Article par I-Muzzik

 

Bertrand Betsch de par ses textes, cravache sadiquement dans la gueule, tout en souriant, la chanson française. Mais plus vicieux encore, il compose des mélodies beaucoup plus délicates que ne l’auraient souhaité ses paroles crues. Histoire de faire le beau, de draguer la teen-ager en boite de nuit avec un tube « Pas de Bras, Pas de Chocolat » qui donne son titre à l’album. Figure montante de la nouvelle vague rock-pop, il n’a pas fini de montrer les dents. Rencontre avec l’abominable B.B qui venait de subir un orage chez lui !
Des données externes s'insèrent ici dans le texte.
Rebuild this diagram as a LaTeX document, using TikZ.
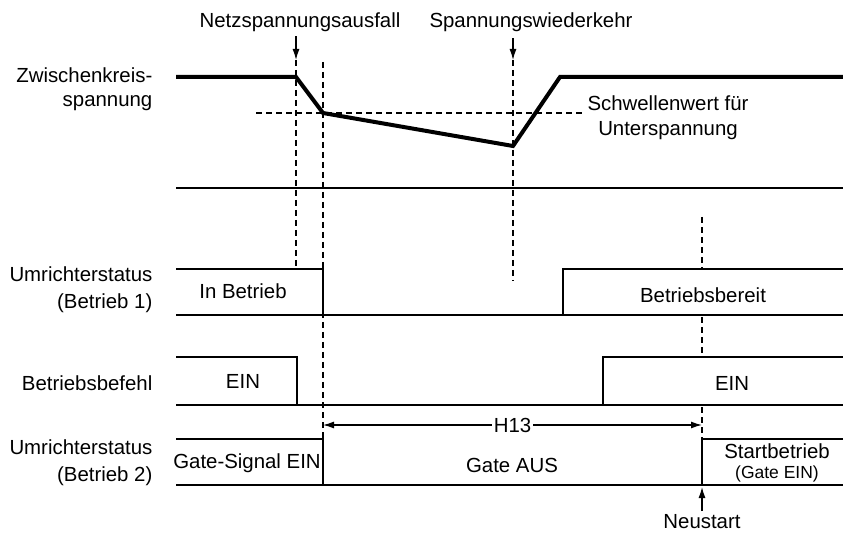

Comment allez vous après ces intempéries domestiques ?

B.Betsch : « L’eau représente l’émotivité et comme je suis un grand émotif je me fais submerger. Maintenant ça va mieux, j’attends le prochain orage avec impatience. Ca été des centaines de litres d’eau dans ma maison donc des heures d’écoppage.»

Apparemment vous n’aimez pas les artistes qui ont les mêmes initiales que vous ?

B.Betsch : « Oui je ne comprends pas que des gens puissent avoir les mêmes initiales que moi.

Est ce à dire que vous avez peur de finir nu à la madrague en compagnie d’un âne émasculé à tendance d’extrême droite ?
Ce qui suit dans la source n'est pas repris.